Using local ChatGPT-like LLMs in OpenRefine for data wrangling

@Sunil_Natraj In one line - it's rocking :slight_smile:

Thanks a lot for the 'History' tab.

One more option will be helpful I think - Throttle delay (in milliseconds) - as those who are using free tier APIs (like me :frowning: ) has often a rate limit. Such an option may improve our situation.

-partha

1 Like

Open refine 3.9 worked, but no LLM provider list is available. How can I configure LLM providers?
Congrats for the great work.
B.

Thank you @psm. Glad this makes the extension more useful. Your input on support for supporting delay between requests makes sense, can you add this request here

Hi, There are no pre-defined LLM Providers, you will need to define them, refer the documentation.

I am almost there, but what am I doing wrong?

@belfra Could you plz save it (configuration) first and then test the Ollama?

It should then provide response like this:

-partha

Must be something in my LLM url: http://localhost:11434
Something is missing...
Great, great work. congrats u all
B.

@belfra May try this (what I'm using for Ollama):

[in place of the model llama3.1:8b use your own model - ollama list command will provide the model names that you are using. Use the exact name under the Name column]

1 Like

Thank you so much, you are the MAN!
B.

1 Like

AI Extension V0.1.2 is now available for download. Link

Thank you for all your inputs and support in this release.

3 Likes

@Sunil_Natraj @psm it may be good to update the AI - LLM Provider Definition Guide page with ready to use template for the different LLM provider.
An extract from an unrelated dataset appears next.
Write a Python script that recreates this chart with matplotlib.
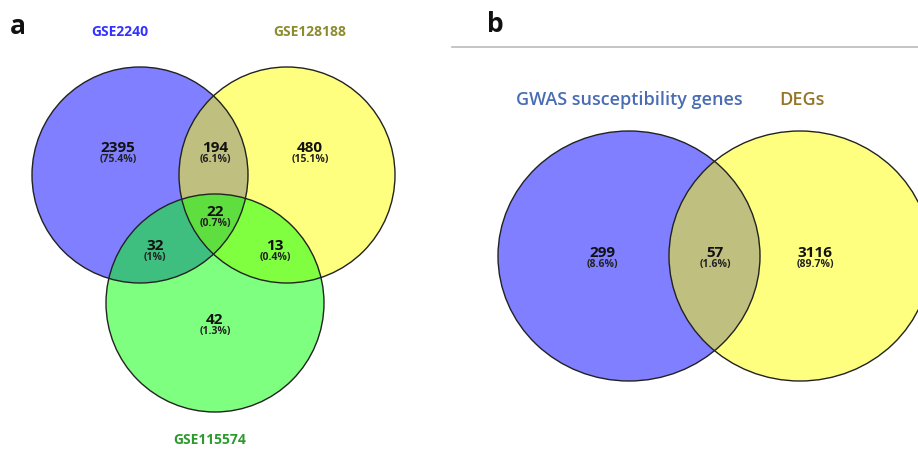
import matplotlib.pyplot as plt
from matplotlib.patches import Ellipse

plt.rcParams['font.family'] = ['Open Sans', 'DejaVu Sans']

# panel a: three-way overlap of DEG sets
sets_a = ['GSE2240', 'GSE128188', 'GSE115574']
set_colors_a = ['#3333ff', '#8c8c2e', '#2e9a2e']
region_counts_a = [2395, 194, 480, 22, 32, 13, 42]
region_pcts_a = ['75.4%', '6.1%', '15.1%', '0.7%', '1%', '0.4%', '1.3%']

# panel b: GWAS genes vs DEGs
sets_b = ['GWAS susceptibility genes', 'DEGs']
set_colors_b = ['#4a6cb3', '#94752a']
region_counts_b = [299, 57, 3116]
region_pcts_b = ['8.6%', '1.6%', '89.7%']

fill_colors = ['#0000ff', '#ffff00', '#00ff00']

W, H = 918, 452
fig = plt.figure(figsize=(W / 100, H / 100), dpi=100)
ax = fig.add_axes([0, 0, 1, 1])
ax.set_xlim(0, W)
ax.set_ylim(H, 0)
ax.axis('off')

# circle layout (pixel space)
circles_a = [(140, 176, 216, 216), (287, 176, 216, 216), (215, 304, 218, 218)]
circles_b = [(629, 257, 262, 250), (800, 257, 262, 250)]

for (cx, cy, w, h), col in zip(circles_a, fill_colors):
    ax.add_patch(Ellipse((cx, cy), w, h, facecolor=col, alpha=0.5, edgecolor='none'))
for (cx, cy, w, h) in circles_a:
    ax.add_patch(Ellipse((cx, cy), w, h, facecolor='none', edgecolor='#222222', lw=1.0))

for (cx, cy, w, h), col in zip(circles_b, fill_colors[:2]):
    ax.add_patch(Ellipse((cx, cy), w, h, facecolor=col, alpha=0.5, edgecolor='none'))
for (cx, cy, w, h) in circles_b:
    ax.add_patch(Ellipse((cx, cy), w, h, facecolor='none', edgecolor='#222222', lw=1.0))

# region label anchors
label_pos_a = [(118, 148), (215, 148), (310, 148), (215, 212), (155, 246), (275, 246), (215, 320)]
label_pos_b = [(602, 253), (715, 253), (815, 253)]


def region_label(x, y, n, pct):
    ax.text(x, y, str(n), ha='center', va='center', fontsize=11, fontweight='bold', color='#111111')
    ax.text(x, y + 12, '(' + pct + ')', ha='center', va='center', fontsize=7.5, fontweight='bold', color='#222222')


for (x, y), n, p in zip(label_pos_a, region_counts_a, region_pcts_a):
    region_label(x, y, n, p)
for (x, y), n, p in zip(label_pos_b, region_counts_b, region_pcts_b):
    region_label(x, y, n, p)

# set names
for (x, y), name, col in zip([(120, 32), (310, 32), (210, 440)], sets_a, set_colors_a):
    ax.text(x, y, name, ha='center', va='center', fontsize=10, fontweight='bold', color=col)
for (x, y), name, col in zip([(629, 100), (802, 100)], sets_b, set_colors_b):
    ax.text(x, y, name, ha='center', va='center', fontsize=13, fontweight='semibold', color=col)

# panel letters and divider
ax.text(18, 27, 'a', ha='center', va='center', fontsize=19, fontweight='bold', color='#111111')
ax.text(495, 25, 'b', ha='center', va='center', fontsize=19, fontweight='bold', color='#111111')
ax.plot([452, 918], [48, 48], color='#bbbbbb', lw=1.2)

fig.savefig('out.png', dpi=100)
Hi @Martin I did request @psm if he can help on this one.

1 Like

@Sunil_Natraj and @Martin, good idea! If I provide the content in a word processor (whatever services I've attempted so far), will that suffice?

1 Like

Yes that will be helpful. I can add that into the help guide.

@Sunil_Natraj and @Martin

Is this model okay to follow for other LLM providers?

Plz let me know.

NB: Upload is not allowing .odt/.docx (only pdf format)
llm-services.pdf (65.3 KB)

Hi @psm This looks good. PDF format is fine; I will be able to create the MD format from it

@Sunil_Natraj

Please find the first version (to be updated gradually, lets start with this).

Regards

2 Likes

Thanks @psm I have published guides for Ollama, Groq and OpenRouter and links included in the main help page

2 Likes

As someone quite familiar with OR and conventional data wrangling, but not in Python I also want to thank you for this very exciting lesson, which finally got me to take a closer look at Python. With deepseek-r1-distill-llama-8b I've achieved good results for my purpose in the first tests (I tried different LLMs but my challenges were not model related in the end).

Learnings:

  • Update your Mac to Sequoia …
  • If the prompt in the script contains an Umlaut (english language prompt), a utf-8 decoding error is thrown (only in OR/Jython). Took me a few hours, I just wanted to help out with austrian month names...
  • Removing the processes from the output seems easier (for me) in OpenRefine via GREL than doing it in Python

Learned a lot, thanks!

2 Likes

Hi @colognella, thanks for the feedback! Have you also tried the great LLM Extension by @Sunil_Natraj? It makes life much easier when dealing with local (but also remote) models.